Sometimes I fall under then false impression that everyone else is working on something important. It’s a form of FOMO (Fear of Missing Out) I think. Anytime “everyone else” becomes part of a thought, it’s a good sign to call bullshit. Everyone else is also living their lives, remembering their past selves, recovering from painful shit or avoiding recovery, wondering if “this is it.”
Yes, this is it.
That’s the conclusion I’ve come to. Aren’t you glad you kept reading? Ha.
I can plague myself with the past and over-identify with that teenager. I can plague myself with the present and the messages that I should be more. Or I can crouch down to look at the crocus, swing my arms at my sides, and remember all of it without getting swallowed by my thoughts.
I stopped at Hastings, the stationary store in town, to pick up a birthday card for my sister, who turns 51 on Thursday. It’s super cute, with a picture of two little penguins holding waffle cones and balloons. The card says, “We’re more than friends. We’re like a really tiny gang.”
And I realize that is how it has always been for me. I have been my own really tiny gang. And little by little over the years, I’ve met up with some incredible people who are also really tiny gangs unto themselves. We might still be alone in some ways, but alone is not the same as isolated. Alone is not the same as hiding. Alone is not the same as lonely.
And as I wrote in a group not long ago, lonely isn’t an emergency.
I’m glad I went for that walk today. It woke me up in more ways than one. When I got home, I did some work and then made dinner for myself, Aviva, and Aviva’s friend who’s spending the night. My beautiful daughter reminded me that I am not a teenage girl; I told her she is absolutely right. And you know what, I’m really glad. I’m glad I grew up to be this person, who gets to be her mom, who gets to be a writer, who gets to be with other amazing tiny-gang types.

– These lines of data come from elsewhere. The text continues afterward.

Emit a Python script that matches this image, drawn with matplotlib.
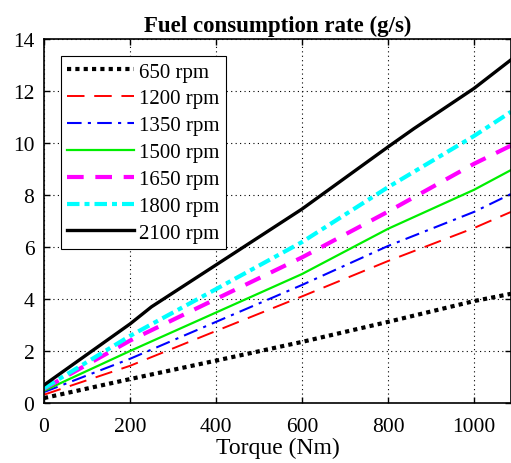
import matplotlib.pyplot as plt

plt.rcParams['font.family'] = ['Liberation Serif', 'DejaVu Serif']

# torque points (Nm) where values were read
torque = [0, 200, 400, 600, 800, 1000, 1086]
torque_2100 = [0, 200, 250, 400, 600, 800, 860, 1000, 1086]

fc_650 = [0.19, 0.92, 1.63, 2.35, 3.12, 3.92, 4.2]
fc_1200 = [0.32, 1.43, 2.77, 4.1, 5.46, 6.73, 7.35]
fc_1350 = [0.42, 1.7, 3.12, 4.54, 6.04, 7.35, 8.04]
fc_1500 = [0.47, 2.0, 3.48, 4.96, 6.7, 8.2, 8.96]
fc_1650 = [0.55, 2.4, 4.0, 5.6, 7.36, 9.2, 9.9]
fc_1800 = [0.57, 2.58, 4.38, 6.19, 8.3, 10.27, 11.2]
fc_2100 = [0.69, 3.04, 3.7, 5.31, 7.46, 9.85, 10.55, 12.1, 13.2]

fig = plt.figure(figsize=(5.11, 4.64), dpi=100)
ax = fig.add_axes([44 / 511, 60 / 464, 467 / 511, 364 / 464])

ax.plot(torque, fc_650, color='black', ls=(0, (1, 1)), lw=3, label='650 rpm')
ax.plot(torque, fc_1200, color='red', ls=(0, (9, 5)), lw=1.4, label='1200 rpm')
ax.plot(torque, fc_1350, color='blue', ls=(0, (7, 3, 1.5, 3)), lw=1.5, label='1350 rpm')
ax.plot(torque, fc_1500, color='#00ee00', ls='-', lw=1.6, label='1500 rpm')
ax.plot(torque, fc_1650, color='magenta', ls=(0, (4, 2.8)), lw=3, label='1650 rpm')
ax.plot(torque, fc_1800, color='cyan', ls=(0, (3, 1.2, 1.2, 1.2)), lw=3, label='1800 rpm')
ax.plot(torque_2100, fc_2100, color='black', ls='-', lw=2.4, label='2100 rpm')

ax.set_xlim(0, 1086)
ax.set_ylim(0, 14)
ax.set_xticks([0, 200, 400, 600, 800, 1000])
ax.set_yticks(range(0, 15, 2))
ax.tick_params(direction='in', labelsize=15.5, length=4, width=1, top=True, right=True)
ax.tick_params(axis='x', pad=10)
ax.tick_params(axis='y', pad=7)
ax.grid(True, color='black', ls=(0, (1, 3)), lw=0.8)
for s in ax.spines.values():
    s.set_linewidth(1.2)

ax.set_title('Fuel consumption rate (g/s)', fontsize=16.5, fontweight='bold', pad=6)
ax.set_xlabel('Torque (Nm)', fontsize=17, labelpad=1)

leg = ax.legend(loc='upper left', fontsize=15, fancybox=False, edgecolor='black',
                framealpha=1, handlelength=3.2, borderaxespad=0.8, labelspacing=0.35,
                handletextpad=0.25, borderpad=0.3)
leg.get_frame().set_linewidth(0.8)

fig.savefig('out.png', dpi=100)
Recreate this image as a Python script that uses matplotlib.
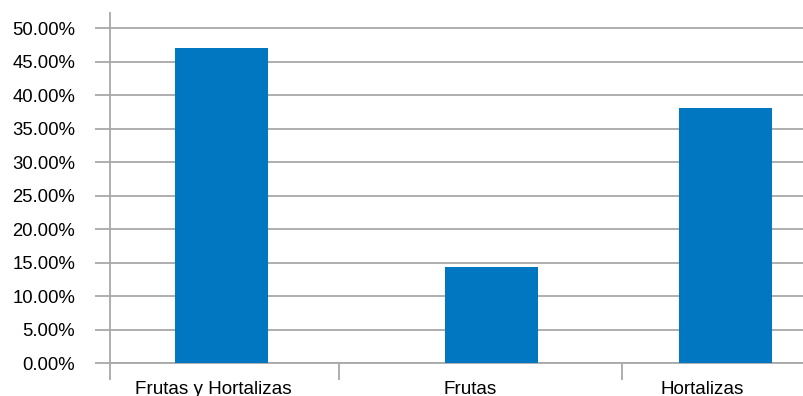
import matplotlib.pyplot as plt
from matplotlib.ticker import FuncFormatter

plt.rcParams['font.family'] = ['Liberation Sans', 'DejaVu Sans']

categorias = ['Frutas y Hortalizas', 'Frutas', 'Hortalizas']
porcentajes = [47.0, 14.4, 38.1]

# layout: bar centres, label centres and category separators (axis units)
pos_barras = [0.482, 1.649, 2.660]
pos_etiquetas = [0.445, 1.555, 2.560]
separadores = [0.0, 0.990, 2.214]

gris = '#a8a8a8'

fig = plt.figure(figsize=(8.04, 3.96), dpi=100)
ax = fig.add_axes([110 / 804, 1 - 363.3 / 396, 1 - 110 / 804, (363.3 - 13) / 396])

ax.bar(pos_barras, porcentajes, width=0.40, color='#0077c0', zorder=3)

ax.set_xlim(0, 3)
ax.set_ylim(0, 52.3)
ax.set_yticks(range(0, 51, 5))
ax.yaxis.set_major_formatter(FuncFormatter(lambda v, p: f'{v:.2f}%'))
ax.grid(axis='y', color=gris, linewidth=1.3, zorder=0)

ax.set_xticks(pos_etiquetas)
ax.set_xticklabels(categorias)
ax.set_xticks(separadores, minor=True)
ax.tick_params(axis='x', which='major', length=0, labelsize=13.6, pad=13)
ax.tick_params(axis='x', which='minor', length=12, width=1.3, color=gris)
ax.tick_params(axis='y', length=11, width=1.3, color=gris, labelsize=13.3, pad=14)

for lado in ['top', 'right']:
    ax.spines[lado].set_visible(False)
ax.spines['left'].set_color(gris)
ax.spines['left'].set_linewidth(1.3)
ax.spines['bottom'].set_color(gris)
ax.spines['bottom'].set_linewidth(1.3)

fig.savefig('out.png', dpi=100)
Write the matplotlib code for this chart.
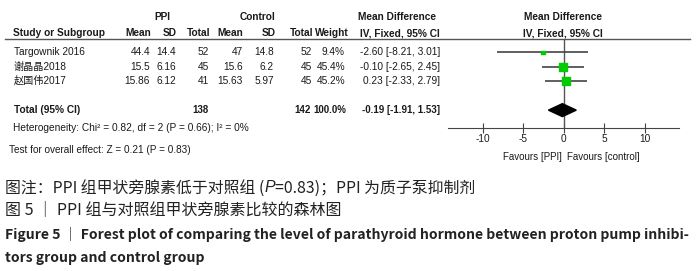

I had no idea when I sat down to write what would happen. I procrastinated a little. I ate ice cream and checked Facebook and thought oh shit, what if I can’t come up with anything, or what if it's no good? After all this time blogging, the blinking cursor can still stop me in my tracks.
I’m offering the Mini Memoirs group again this April. It has been about a year. Each time, I’ve written alongside everyone else, and I intend to do that again this round. What age, what moment, will I return to? I might not know until we begin.